As Li Ting said, "Winning the number one position in this tournament does not mean we are number one in the world. We are realistic about the actual position of China's tennis. Our win today does not mean China has become a major force in tennis."
Looking to the future
Then just what does the Olympic gold medal mean for China?
"It can spark a new interest in tennis among the Chinese people," explained Yu Liqiao, the gold medal winners' coach.
As Yu correctly anticipated, China is already seeing an unprecedented popular enthusiasm for the sport.
"Since China's Li and Sun won the doubles gold, the tickets for the China Open 2004 Tennis Championship are going very quickly," said Jonathan Krane, president of ticketing agents, Emma Ticket.

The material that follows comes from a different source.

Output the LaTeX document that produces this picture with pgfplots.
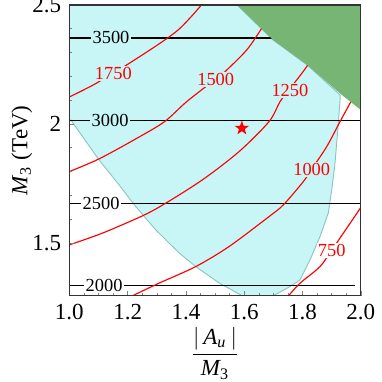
\documentclass[border=0pt]{standalone}
\usepackage{amsmath}
\usepackage{fontspec}
\setmainfont{Liberation Serif}
\usepackage{pgfplots}
\pgfplotsset{compat=1.18}

\definecolor{cyanfill}{RGB}{200,246,246}
\definecolor{cyanedge}{RGB}{140,196,196}
\definecolor{greenfill}{RGB}{119,181,116}

% filled five-pointed star
\pgfdeclareplotmark{fstar}{%
  \pgfpathmoveto{\pgfpointpolar{90}{\pgfplotmarksize}}%
  \pgfpathlineto{\pgfpointpolar{126}{0.4\pgfplotmarksize}}%
  \pgfpathlineto{\pgfpointpolar{162}{\pgfplotmarksize}}%
  \pgfpathlineto{\pgfpointpolar{198}{0.4\pgfplotmarksize}}%
  \pgfpathlineto{\pgfpointpolar{234}{\pgfplotmarksize}}%
  \pgfpathlineto{\pgfpointpolar{270}{0.4\pgfplotmarksize}}%
  \pgfpathlineto{\pgfpointpolar{306}{\pgfplotmarksize}}%
  \pgfpathlineto{\pgfpointpolar{342}{0.4\pgfplotmarksize}}%
  \pgfpathlineto{\pgfpointpolar{18}{\pgfplotmarksize}}%
  \pgfpathlineto{\pgfpointpolar{54}{0.4\pgfplotmarksize}}%
  \pgfpathclose
  \pgfusepathqfill}

\begin{document}
\begin{tikzpicture}
\begin{axis}[
  scale only axis,
  width=126.7pt, height=126.5pt,
  xmin=1, xmax=2, ymin=1.2773, ymax=2.5,
  xtick={1,1.2,1.4,1.6,1.8,2},
  ytick={1.5,2,2.5},
  minor x tick num=3, minor y tick num=4,
  tick pos=left, tick align=inside,
  major tick length=2.2pt, minor tick length=1.2pt,
  axis on top,
  axis line style={black!80, line width=0.5pt},
  xticklabel style={/pgf/number format/.cd,fixed,fixed zerofill,precision=1},
  /pgf/number format/assume math mode=true,
  xlabel={$\dfrac{|\,\textit{A}_{\textit{u}}\,|}{\textit{M}_{\text{3}}}$},
  ylabel={\textit{M}\textsubscript{3} (TeV)},
  xlabel style={at={(axis description cs:0.5,-0.197)}, anchor=center},
  ylabel style={at={(axis description cs:-0.163,0.5)}, anchor=center},
]
% allowed region
\addplot[fill=cyanfill, draw=cyanedge, line width=0.4pt] coordinates {
 (1.0,2.5) (1.5755,2.5) (1.699,2.353) (1.816,2.248) (1.929,2.1218)
 (1.929,2.1008) (1.9231,2.0042) (1.9118,1.8361) (1.9005,1.7227)
 (1.8888,1.626) (1.8603,1.5265) (1.826,1.4286) (1.7917,1.3445)
 (1.7574,1.3164) (1.699,1.2773) (1.5937,1.2773) (1.5137,1.3319)
 (1.4338,1.4004) (1.3765,1.458) (1.2965,1.5546) (1.2279,1.6525)
 (1.1706,1.7437) (1.1019,1.8487) (1.0048,2.0168) (1.0,2.013)
} -- cycle;

% black horizontal contours
\addplot[black, line width=0.5pt] coordinates {(1.0,2.3613) (1.75,2.3613)};
\addplot[black, line width=0.5pt] coordinates {(1.0,2.0126) (2.0,2.0126)};
\addplot[black, line width=0.5pt] coordinates {(1.0,1.6639) (2.0,1.6639)};
\addplot[black, line width=0.5pt] coordinates {(1.0,1.3193) (1.9804,1.3193)};

% red contours
\addplot[red, line width=0.5pt, smooth] coordinates {
 (1.0,2.113) (1.0824,2.1639) (1.151,2.214) (1.197,2.2479) (1.3113,2.3391)
 (1.3799,2.4021) (1.4485,2.4929) (1.455,2.51)};
\addplot[red, line width=0.5pt, smooth] coordinates {
 (1.0,1.7996) (1.1019,1.8529) (1.225,1.935) (1.325,2.008) (1.4029,2.0937)
 (1.5024,2.189) (1.5343,2.2197) (1.6088,2.3109) (1.6603,2.4021) (1.69,2.46)};
\addplot[red, line width=0.5pt, smooth] coordinates {
 (1.0,1.4916) (1.1132,1.5408) (1.2505,1.6134) (1.325,1.6626) (1.4564,1.7647)
 (1.5824,1.8836) (1.6853,2.0097) (1.7231,2.0937) (1.7574,2.1488)
 (1.8147,2.2408) (1.84,2.3)};
\addplot[red, line width=0.5pt, smooth] coordinates {
 (1.2162,1.2773) (1.3078,1.3307) (1.4338,1.4004) (1.548,1.4845)
 (1.6853,1.6105) (1.7344,1.6597) (1.803,1.7576) (1.8318,1.8104)
 (1.8833,1.9046) (1.929,2.0097) (1.9633,2.087) (1.99,2.15)};
\addplot[red, line width=0.5pt, smooth] coordinates {
 (1.752,1.2773) (1.7917,1.3307) (1.8603,1.4004) (1.9005,1.4703)
 (1.9176,1.5) (1.9907,1.6315) (2.0,1.65)};

% contour labels
\begin{scope}[every node/.style={font=\footnotesize, inner sep=0.6pt}]
\node[fill=cyanfill] at (axis cs:1.1431,2.3613) {3500};
\node[fill=cyanfill] at (axis cs:1.1397,2.0126) {3000};
\node[fill=white] at (axis cs:1.1088,1.6639) {2500};
\node[fill=white] at (axis cs:1.1191,1.3193) {2000};
\node[fill=cyanfill, text=red] at (axis cs:1.151,2.212) {1750};
\node[fill=cyanfill, text=red] at (axis cs:1.5024,2.187) {1500};
\node[fill=cyanfill, text=red] at (axis cs:1.757,2.142) {1250};
\node[fill=cyanfill, text=red] at (axis cs:1.8318,1.809) {1000};
\node[fill=white, text=red] at (axis cs:1.9005,1.468) {750};
\end{scope}

% excluded corner
\addplot[fill=greenfill, draw=none] coordinates {
 (1.5755,2.5) (1.699,2.353) (1.816,2.248) (1.935,2.1218) (2.0,2.0588) (2.0,2.5)
} -- cycle;

% benchmark point
\addplot[only marks, mark=fstar, mark size=3.3pt, red] coordinates {(1.592,1.982)};

\coordinate (bbsw) at (rel axis cs:-0.238,-0.296);
\coordinate (bbne) at (rel axis cs:1.073,1.017);
\end{axis}
\pgfresetboundingbox
\path (bbsw) rectangle (bbne);
\end{tikzpicture}
\end{document}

This star-studded tournament bringing together the ATP and WTA is scheduled for September 10-26 in Beijing. It has become a hot topic among the local citizens. According to Krane, the current best sellers are the VIP tickets at US$1,570, followed by tickets for the full-tournament at US$1,328, the semi-finals at US$82 and the final at US$155.
The booming middle class that is now so much a feature of many of China's big cities will make for an increasingly mature tennis market. However as Xia Jiaping, former world university games champion says, "This fashionable tennis is not the same as the competitive game. Professional tennis players hope the gold medal will lead to some fundamental developments in tennis training and competitions in China."
Xia believes that the surprise Olympic gold victory will draw the attention of the nation's top leaders to the development of the game with more funds being invested and a much-improved environment for training aspiring youngsters.
Sun Jinfang has revealed that in the near future the CTA will pay millions of yuan to bring in foreign coaches to help train China's teenage players. They will also provide fresh opportunities for promising young coaches over here to learn advanced international methods as the key to addressing the main weaknesses remaining in this attractive sport.